* [Short task]
Using the listing below, select the lines with the word "diagram" and copy them.

* [Input]
## Start

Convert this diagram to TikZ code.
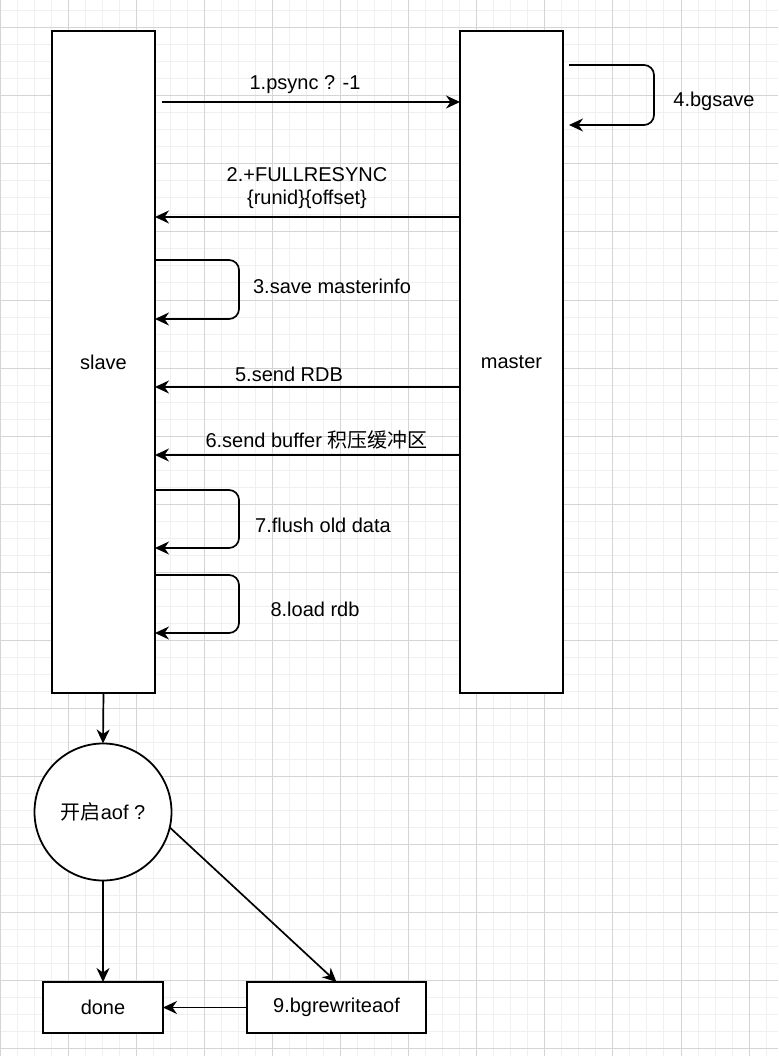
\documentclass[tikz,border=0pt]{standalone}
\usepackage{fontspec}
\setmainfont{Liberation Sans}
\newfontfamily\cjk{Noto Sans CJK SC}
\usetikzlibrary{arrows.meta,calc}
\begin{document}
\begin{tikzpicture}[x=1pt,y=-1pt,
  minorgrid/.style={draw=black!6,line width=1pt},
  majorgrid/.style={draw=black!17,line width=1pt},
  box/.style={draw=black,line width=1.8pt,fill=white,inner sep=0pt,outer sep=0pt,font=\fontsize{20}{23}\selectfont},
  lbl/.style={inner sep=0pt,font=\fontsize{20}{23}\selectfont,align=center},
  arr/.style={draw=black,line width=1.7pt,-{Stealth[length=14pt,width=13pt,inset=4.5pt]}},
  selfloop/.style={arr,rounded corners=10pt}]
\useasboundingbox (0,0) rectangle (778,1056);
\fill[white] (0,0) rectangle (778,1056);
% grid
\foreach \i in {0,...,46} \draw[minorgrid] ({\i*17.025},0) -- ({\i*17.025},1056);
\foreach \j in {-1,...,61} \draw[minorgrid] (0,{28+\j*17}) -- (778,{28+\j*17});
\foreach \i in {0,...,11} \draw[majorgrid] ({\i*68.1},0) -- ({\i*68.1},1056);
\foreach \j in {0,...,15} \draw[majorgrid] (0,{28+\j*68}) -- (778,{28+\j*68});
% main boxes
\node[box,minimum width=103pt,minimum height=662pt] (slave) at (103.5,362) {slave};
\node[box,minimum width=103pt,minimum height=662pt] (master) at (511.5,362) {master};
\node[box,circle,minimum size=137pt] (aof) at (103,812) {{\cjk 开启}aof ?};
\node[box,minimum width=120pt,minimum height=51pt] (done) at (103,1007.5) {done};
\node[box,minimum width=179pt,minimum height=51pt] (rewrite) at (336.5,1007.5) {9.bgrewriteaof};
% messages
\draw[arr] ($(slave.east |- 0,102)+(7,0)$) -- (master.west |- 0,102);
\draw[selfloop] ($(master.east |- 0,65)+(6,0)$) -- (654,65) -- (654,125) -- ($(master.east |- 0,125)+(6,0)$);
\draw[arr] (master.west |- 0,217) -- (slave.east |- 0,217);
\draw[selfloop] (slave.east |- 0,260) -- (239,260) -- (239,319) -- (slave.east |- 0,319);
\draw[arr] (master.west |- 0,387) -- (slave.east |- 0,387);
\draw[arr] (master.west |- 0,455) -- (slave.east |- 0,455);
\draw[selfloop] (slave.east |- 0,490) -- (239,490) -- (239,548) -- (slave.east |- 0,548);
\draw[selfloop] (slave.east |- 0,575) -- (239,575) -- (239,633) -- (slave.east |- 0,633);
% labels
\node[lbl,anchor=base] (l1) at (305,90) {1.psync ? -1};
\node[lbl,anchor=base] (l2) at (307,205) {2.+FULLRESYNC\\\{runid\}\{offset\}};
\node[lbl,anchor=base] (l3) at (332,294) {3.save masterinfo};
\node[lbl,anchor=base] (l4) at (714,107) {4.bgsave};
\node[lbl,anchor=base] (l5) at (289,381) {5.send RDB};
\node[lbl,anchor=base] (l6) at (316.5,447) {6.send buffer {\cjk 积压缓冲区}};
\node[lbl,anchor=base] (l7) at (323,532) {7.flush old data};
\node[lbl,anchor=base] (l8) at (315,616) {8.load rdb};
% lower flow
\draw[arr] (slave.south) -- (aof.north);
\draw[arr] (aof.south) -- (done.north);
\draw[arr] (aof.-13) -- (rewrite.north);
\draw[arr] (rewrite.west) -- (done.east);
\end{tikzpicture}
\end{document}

## End
## Start

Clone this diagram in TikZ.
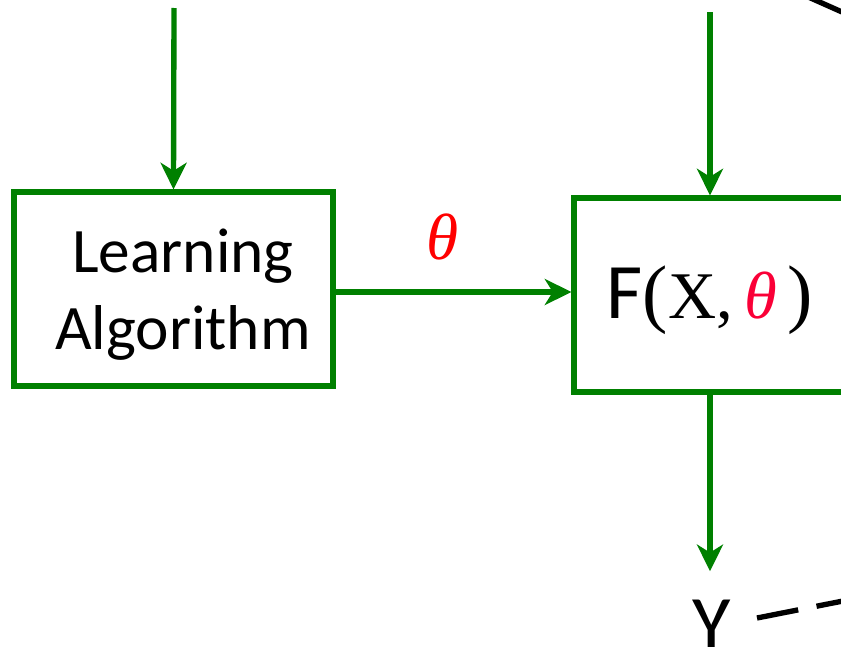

## End

* [Answer below]
Convert this diagram to TikZ code.
Clone this diagram in TikZ.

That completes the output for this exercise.